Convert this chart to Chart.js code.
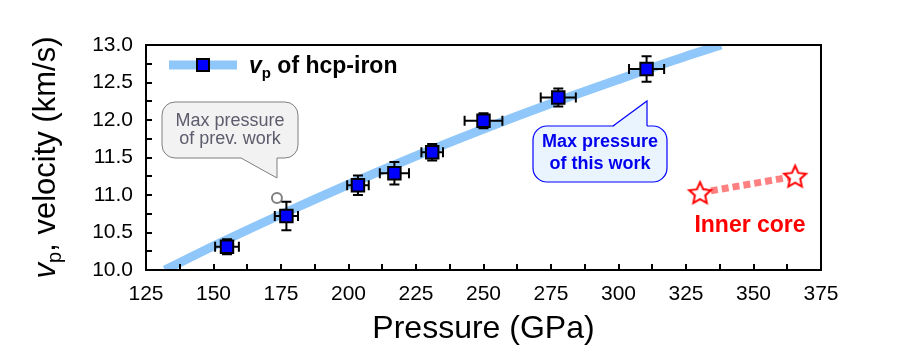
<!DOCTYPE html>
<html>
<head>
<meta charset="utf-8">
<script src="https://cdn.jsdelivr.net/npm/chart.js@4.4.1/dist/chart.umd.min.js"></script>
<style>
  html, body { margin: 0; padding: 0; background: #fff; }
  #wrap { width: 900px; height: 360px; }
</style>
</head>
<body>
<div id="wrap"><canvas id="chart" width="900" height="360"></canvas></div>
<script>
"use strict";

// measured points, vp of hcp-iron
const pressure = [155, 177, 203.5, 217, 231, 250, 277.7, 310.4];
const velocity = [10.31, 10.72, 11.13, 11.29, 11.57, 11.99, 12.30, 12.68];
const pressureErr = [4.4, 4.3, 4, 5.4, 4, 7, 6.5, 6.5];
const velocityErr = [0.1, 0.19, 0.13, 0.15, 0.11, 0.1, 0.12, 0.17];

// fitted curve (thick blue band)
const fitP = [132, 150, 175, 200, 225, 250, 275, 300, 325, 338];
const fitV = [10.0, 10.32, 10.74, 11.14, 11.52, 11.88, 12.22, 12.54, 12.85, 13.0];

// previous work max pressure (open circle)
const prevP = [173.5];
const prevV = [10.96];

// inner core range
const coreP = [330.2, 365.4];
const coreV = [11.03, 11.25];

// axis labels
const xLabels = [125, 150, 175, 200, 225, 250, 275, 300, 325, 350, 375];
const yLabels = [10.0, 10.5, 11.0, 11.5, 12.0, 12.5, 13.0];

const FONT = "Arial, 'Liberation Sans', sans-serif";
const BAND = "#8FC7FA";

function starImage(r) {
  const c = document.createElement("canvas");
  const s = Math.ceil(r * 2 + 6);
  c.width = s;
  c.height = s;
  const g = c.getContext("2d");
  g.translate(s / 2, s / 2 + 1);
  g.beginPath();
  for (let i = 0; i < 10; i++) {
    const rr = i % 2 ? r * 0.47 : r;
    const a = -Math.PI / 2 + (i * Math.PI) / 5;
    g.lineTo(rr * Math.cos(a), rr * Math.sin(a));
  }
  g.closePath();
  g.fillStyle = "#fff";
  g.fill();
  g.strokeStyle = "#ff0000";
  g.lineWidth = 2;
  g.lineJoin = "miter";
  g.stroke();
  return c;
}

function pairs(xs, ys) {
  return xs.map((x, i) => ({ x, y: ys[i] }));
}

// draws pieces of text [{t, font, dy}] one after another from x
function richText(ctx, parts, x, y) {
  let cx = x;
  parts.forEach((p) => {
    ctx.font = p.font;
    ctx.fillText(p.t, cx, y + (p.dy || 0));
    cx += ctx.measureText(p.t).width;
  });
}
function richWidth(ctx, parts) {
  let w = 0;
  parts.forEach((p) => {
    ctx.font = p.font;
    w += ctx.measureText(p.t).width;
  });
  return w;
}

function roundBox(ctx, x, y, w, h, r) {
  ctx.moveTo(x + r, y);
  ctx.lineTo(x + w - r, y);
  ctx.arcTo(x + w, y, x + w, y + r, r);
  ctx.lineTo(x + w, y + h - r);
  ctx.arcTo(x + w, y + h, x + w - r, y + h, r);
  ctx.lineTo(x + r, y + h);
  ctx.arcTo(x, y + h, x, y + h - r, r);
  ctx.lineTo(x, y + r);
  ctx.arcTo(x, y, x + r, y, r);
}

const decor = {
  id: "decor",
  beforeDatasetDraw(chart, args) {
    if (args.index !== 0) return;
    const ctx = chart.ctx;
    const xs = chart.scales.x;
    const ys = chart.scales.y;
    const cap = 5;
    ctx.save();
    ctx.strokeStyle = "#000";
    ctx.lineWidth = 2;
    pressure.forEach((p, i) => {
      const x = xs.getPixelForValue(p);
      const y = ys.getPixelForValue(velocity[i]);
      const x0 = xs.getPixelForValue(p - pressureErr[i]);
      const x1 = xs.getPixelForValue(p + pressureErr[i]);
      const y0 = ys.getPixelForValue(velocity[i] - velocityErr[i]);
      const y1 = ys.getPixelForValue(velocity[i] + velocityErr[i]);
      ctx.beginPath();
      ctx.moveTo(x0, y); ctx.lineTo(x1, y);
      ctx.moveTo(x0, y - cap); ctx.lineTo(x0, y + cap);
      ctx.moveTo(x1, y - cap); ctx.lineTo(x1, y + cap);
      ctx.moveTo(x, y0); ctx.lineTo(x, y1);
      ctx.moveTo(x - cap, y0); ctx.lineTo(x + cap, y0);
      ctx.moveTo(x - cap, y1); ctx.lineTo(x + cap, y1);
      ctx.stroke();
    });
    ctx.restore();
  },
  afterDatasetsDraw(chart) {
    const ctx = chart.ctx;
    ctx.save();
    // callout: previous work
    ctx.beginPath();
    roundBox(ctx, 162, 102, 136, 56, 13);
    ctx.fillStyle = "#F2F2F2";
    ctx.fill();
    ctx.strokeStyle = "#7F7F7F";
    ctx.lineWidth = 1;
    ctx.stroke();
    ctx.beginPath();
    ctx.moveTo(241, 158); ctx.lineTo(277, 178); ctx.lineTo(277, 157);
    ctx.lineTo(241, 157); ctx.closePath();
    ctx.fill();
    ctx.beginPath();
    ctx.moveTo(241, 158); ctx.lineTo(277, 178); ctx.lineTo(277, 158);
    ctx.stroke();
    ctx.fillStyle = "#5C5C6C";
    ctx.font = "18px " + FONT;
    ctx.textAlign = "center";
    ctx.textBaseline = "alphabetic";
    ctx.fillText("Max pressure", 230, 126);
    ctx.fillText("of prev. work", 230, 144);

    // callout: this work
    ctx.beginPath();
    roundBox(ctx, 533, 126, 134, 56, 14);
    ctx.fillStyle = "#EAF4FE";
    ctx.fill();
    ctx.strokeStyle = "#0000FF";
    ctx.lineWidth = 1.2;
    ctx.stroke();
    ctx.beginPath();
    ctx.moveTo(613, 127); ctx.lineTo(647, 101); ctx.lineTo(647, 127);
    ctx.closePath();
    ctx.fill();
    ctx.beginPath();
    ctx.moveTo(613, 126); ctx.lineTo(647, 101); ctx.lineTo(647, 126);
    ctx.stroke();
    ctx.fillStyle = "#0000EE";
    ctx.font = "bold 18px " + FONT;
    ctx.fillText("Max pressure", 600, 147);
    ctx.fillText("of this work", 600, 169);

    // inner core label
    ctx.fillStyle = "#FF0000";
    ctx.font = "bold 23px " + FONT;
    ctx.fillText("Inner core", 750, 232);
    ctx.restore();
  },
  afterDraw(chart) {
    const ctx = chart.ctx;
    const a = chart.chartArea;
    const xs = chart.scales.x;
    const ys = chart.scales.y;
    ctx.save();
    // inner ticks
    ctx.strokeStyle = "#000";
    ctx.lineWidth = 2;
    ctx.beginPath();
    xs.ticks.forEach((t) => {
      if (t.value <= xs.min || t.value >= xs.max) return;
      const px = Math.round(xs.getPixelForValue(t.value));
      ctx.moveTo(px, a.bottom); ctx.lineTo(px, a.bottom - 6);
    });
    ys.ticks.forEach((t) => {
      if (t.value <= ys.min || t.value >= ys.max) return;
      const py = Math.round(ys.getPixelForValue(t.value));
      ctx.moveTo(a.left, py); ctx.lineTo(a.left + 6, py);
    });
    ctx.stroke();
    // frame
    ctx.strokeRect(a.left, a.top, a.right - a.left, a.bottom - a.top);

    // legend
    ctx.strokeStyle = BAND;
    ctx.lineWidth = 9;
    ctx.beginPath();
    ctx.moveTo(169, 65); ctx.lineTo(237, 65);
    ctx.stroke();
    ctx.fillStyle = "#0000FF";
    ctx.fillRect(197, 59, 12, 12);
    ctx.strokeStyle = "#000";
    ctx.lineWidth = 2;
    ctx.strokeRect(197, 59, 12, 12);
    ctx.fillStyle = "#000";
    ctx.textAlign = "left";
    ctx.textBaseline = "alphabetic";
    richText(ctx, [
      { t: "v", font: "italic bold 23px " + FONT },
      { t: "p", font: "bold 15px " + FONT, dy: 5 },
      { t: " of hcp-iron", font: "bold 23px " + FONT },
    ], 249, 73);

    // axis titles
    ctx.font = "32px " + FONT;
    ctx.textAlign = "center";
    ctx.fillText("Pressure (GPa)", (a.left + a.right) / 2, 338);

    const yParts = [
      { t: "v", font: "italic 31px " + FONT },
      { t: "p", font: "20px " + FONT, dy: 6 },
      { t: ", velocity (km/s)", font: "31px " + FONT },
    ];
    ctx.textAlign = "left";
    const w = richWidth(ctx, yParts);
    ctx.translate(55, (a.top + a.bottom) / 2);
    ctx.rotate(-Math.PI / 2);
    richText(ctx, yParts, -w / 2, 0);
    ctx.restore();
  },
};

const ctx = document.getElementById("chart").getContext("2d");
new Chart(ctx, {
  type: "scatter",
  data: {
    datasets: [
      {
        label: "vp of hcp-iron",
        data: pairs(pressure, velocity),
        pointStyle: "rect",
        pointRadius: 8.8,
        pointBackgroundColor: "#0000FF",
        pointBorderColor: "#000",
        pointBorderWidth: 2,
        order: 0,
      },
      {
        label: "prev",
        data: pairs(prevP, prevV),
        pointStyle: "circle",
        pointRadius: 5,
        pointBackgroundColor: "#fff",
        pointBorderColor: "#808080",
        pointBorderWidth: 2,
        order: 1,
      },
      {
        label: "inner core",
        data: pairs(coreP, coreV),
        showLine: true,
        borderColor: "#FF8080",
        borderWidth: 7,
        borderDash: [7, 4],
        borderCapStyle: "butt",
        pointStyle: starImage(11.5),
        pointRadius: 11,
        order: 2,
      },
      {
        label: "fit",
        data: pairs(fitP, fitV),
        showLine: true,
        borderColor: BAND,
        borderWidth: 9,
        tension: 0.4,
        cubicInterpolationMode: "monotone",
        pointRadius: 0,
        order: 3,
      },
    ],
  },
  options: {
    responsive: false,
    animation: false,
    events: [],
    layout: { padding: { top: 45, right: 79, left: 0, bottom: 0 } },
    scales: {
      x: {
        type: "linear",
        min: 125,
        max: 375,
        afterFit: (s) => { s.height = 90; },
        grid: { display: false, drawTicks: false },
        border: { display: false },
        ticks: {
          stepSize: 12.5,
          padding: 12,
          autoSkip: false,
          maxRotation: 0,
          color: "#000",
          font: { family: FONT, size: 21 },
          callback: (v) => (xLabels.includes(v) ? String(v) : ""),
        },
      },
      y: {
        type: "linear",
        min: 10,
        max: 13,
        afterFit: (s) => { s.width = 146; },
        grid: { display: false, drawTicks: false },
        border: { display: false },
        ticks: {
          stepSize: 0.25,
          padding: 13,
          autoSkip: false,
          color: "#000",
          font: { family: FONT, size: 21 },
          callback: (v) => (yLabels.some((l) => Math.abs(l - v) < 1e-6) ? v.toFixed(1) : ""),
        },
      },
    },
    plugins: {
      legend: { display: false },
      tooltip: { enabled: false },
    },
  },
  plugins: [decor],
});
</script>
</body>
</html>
==
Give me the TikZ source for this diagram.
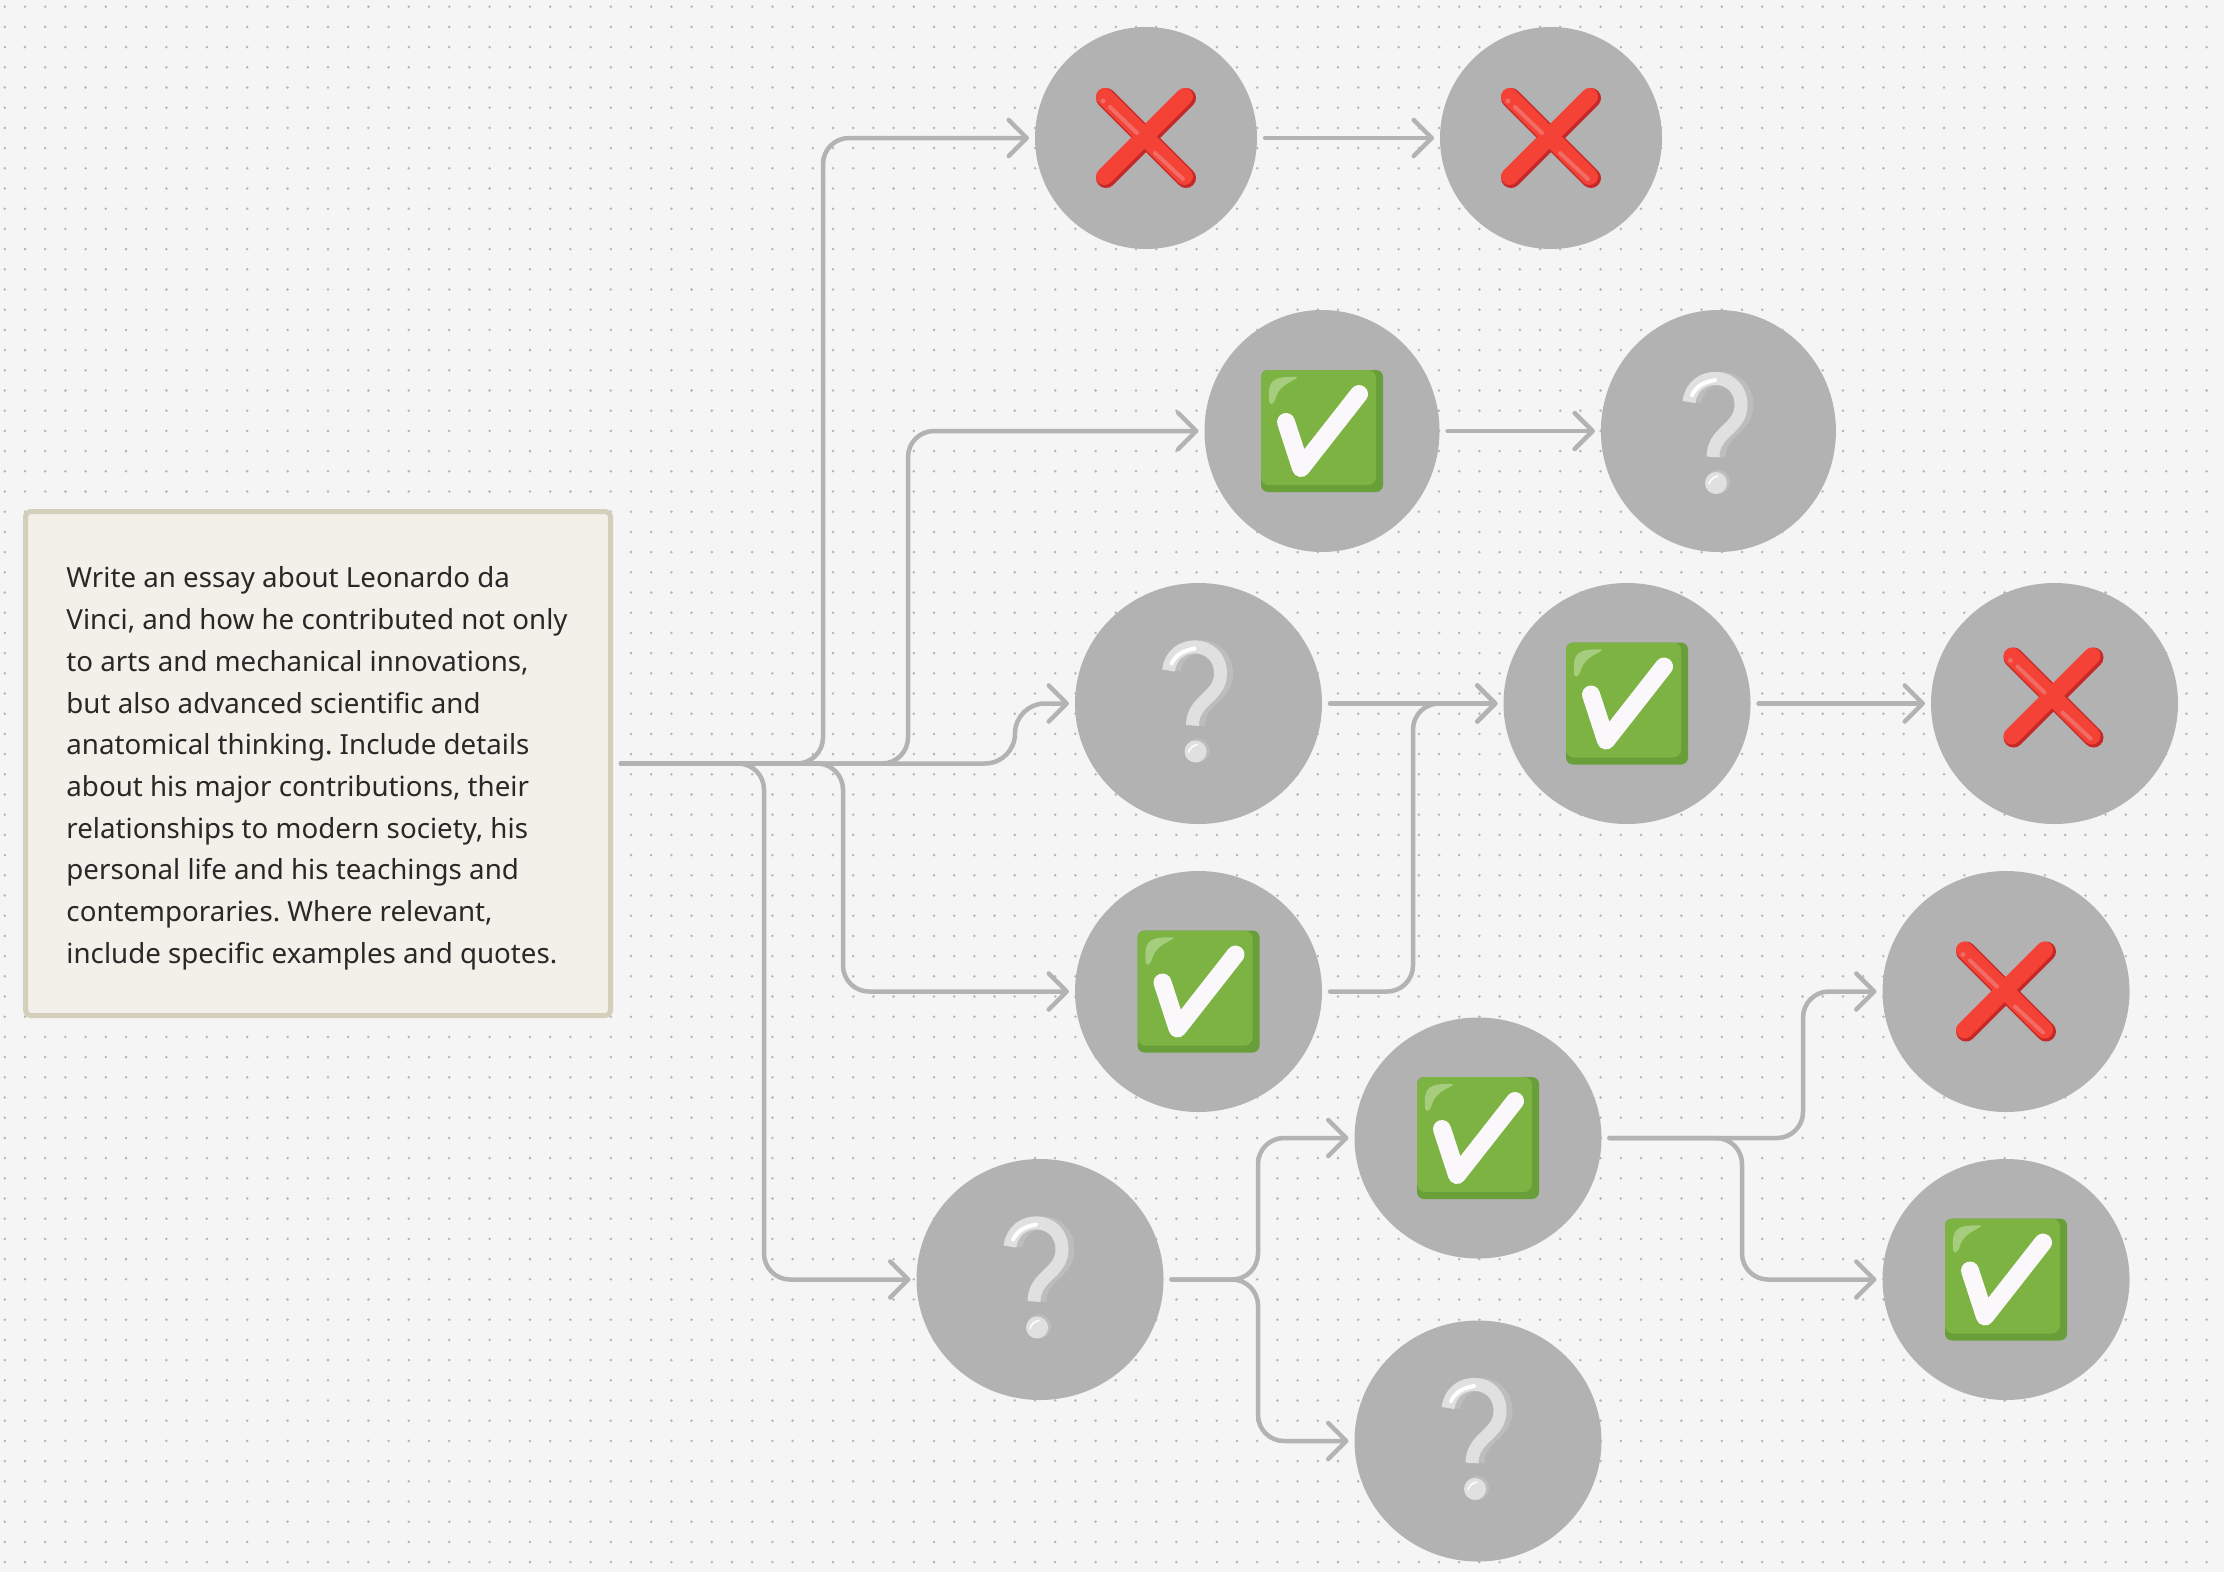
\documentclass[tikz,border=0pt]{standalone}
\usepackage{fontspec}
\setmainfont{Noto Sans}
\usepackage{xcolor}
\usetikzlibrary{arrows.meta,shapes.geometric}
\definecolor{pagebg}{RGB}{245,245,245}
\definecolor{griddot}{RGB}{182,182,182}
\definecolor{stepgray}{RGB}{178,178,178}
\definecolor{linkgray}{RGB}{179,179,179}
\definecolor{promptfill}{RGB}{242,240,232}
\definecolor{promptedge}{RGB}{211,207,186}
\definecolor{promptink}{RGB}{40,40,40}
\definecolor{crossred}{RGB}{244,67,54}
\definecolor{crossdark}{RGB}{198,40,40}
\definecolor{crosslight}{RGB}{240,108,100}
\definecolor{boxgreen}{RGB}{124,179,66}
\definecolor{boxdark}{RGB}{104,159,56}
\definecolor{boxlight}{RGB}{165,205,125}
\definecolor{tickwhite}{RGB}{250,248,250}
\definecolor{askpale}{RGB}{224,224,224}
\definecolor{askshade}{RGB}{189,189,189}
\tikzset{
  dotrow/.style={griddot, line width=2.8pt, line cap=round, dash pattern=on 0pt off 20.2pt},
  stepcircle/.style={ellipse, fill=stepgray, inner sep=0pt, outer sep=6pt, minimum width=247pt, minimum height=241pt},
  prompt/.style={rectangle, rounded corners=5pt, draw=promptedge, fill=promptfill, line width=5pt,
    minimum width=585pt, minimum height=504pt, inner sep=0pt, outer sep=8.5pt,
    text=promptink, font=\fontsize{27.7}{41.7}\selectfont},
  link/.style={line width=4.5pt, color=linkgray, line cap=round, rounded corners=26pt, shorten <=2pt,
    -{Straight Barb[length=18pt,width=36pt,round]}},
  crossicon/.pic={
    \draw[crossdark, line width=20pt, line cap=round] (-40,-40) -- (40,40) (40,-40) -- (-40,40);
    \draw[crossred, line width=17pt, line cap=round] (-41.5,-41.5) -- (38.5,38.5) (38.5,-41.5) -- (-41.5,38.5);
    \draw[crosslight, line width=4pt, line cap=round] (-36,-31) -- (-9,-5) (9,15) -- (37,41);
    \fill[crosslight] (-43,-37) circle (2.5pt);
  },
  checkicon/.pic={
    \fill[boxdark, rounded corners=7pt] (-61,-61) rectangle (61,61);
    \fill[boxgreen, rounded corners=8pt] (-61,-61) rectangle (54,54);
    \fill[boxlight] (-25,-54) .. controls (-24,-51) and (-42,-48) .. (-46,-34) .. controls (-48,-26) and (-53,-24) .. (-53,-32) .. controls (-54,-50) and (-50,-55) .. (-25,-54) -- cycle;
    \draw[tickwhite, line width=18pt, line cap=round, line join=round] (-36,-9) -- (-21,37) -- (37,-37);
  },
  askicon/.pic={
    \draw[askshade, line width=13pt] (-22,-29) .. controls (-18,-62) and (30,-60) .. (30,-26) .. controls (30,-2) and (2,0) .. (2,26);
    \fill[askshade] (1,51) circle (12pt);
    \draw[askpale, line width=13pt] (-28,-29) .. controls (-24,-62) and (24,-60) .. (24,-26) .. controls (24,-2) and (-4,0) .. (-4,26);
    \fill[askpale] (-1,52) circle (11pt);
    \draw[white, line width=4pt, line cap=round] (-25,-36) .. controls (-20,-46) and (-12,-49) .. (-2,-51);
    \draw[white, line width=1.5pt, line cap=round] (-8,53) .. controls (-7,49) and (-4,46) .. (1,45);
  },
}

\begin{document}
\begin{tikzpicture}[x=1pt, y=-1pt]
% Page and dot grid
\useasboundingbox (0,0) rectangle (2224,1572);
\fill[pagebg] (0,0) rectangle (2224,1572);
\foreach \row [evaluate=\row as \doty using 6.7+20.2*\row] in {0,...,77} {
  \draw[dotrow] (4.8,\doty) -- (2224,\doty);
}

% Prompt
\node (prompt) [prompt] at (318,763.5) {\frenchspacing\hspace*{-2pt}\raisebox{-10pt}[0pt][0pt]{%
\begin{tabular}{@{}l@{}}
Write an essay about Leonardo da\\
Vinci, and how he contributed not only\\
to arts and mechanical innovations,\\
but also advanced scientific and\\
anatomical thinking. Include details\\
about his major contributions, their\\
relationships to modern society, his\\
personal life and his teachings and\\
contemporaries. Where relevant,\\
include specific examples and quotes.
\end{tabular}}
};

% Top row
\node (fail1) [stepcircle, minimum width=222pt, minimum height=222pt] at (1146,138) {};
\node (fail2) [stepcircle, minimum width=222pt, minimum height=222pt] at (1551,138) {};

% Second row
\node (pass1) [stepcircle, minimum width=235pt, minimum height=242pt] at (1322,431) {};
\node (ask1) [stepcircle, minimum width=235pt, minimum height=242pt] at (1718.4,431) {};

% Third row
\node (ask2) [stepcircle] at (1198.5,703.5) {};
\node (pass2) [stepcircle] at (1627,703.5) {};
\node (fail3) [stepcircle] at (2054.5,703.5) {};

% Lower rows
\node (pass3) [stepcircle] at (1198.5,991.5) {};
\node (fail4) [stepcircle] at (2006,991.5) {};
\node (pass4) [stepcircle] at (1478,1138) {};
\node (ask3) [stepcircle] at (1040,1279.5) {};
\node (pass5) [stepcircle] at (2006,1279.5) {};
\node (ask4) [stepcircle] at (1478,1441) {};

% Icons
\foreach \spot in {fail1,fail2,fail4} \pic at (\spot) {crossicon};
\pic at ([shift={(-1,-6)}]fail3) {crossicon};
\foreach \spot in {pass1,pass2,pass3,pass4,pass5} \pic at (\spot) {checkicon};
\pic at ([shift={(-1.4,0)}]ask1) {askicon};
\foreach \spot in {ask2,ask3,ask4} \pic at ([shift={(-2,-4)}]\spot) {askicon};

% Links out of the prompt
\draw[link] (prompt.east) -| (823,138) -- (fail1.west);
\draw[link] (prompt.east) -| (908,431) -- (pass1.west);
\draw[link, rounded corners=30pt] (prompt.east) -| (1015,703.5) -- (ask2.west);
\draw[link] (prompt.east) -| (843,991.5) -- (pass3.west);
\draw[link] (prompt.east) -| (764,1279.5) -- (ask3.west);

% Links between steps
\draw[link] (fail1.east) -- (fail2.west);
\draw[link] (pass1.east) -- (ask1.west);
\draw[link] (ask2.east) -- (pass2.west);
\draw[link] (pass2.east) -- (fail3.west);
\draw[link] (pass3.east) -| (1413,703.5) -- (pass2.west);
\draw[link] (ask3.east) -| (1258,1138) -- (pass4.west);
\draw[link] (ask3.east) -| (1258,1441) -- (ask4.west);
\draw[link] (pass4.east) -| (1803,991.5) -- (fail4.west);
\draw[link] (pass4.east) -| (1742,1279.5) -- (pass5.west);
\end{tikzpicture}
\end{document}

*Stated exercise*: Copy word for word only the lines above from the one with "Convert this chart to Chart.js code." through the one with "const coreV = [11.03, 11.25];". Leave pictures out.

*Answer to the problem*:
Convert this chart to Chart.js code.
<!DOCTYPE html>
<html>
<head>
<meta charset="utf-8">
<script src="https://cdn.jsdelivr.net/npm/chart.js@4.4.1/dist/chart.umd.min.js"></script>
<style>
  html, body { margin: 0; padding: 0; background: #fff; }
  #wrap { width: 900px; height: 360px; }
</style>
</head>
<body>
<div id="wrap"><canvas id="chart" width="900" height="360"></canvas></div>
<script>
"use strict";

// measured points, vp of hcp-iron
const pressure = [155, 177, 203.5, 217, 231, 250, 277.7, 310.4];
const velocity = [10.31, 10.72, 11.13, 11.29, 11.57, 11.99, 12.30, 12.68];
const pressureErr = [4.4, 4.3, 4, 5.4, 4, 7, 6.5, 6.5];
const velocityErr = [0.1, 0.19, 0.13, 0.15, 0.11, 0.1, 0.12, 0.17];

// fitted curve (thick blue band)
const fitP = [132, 150, 175, 200, 225, 250, 275, 300, 325, 338];
const fitV = [10.0, 10.32, 10.74, 11.14, 11.52, 11.88, 12.22, 12.54, 12.85, 13.0];

// previous work max pressure (open circle)
const prevP = [173.5];
const prevV = [10.96];

// inner core range
const coreP = [330.2, 365.4];
const coreV = [11.03, 11.25];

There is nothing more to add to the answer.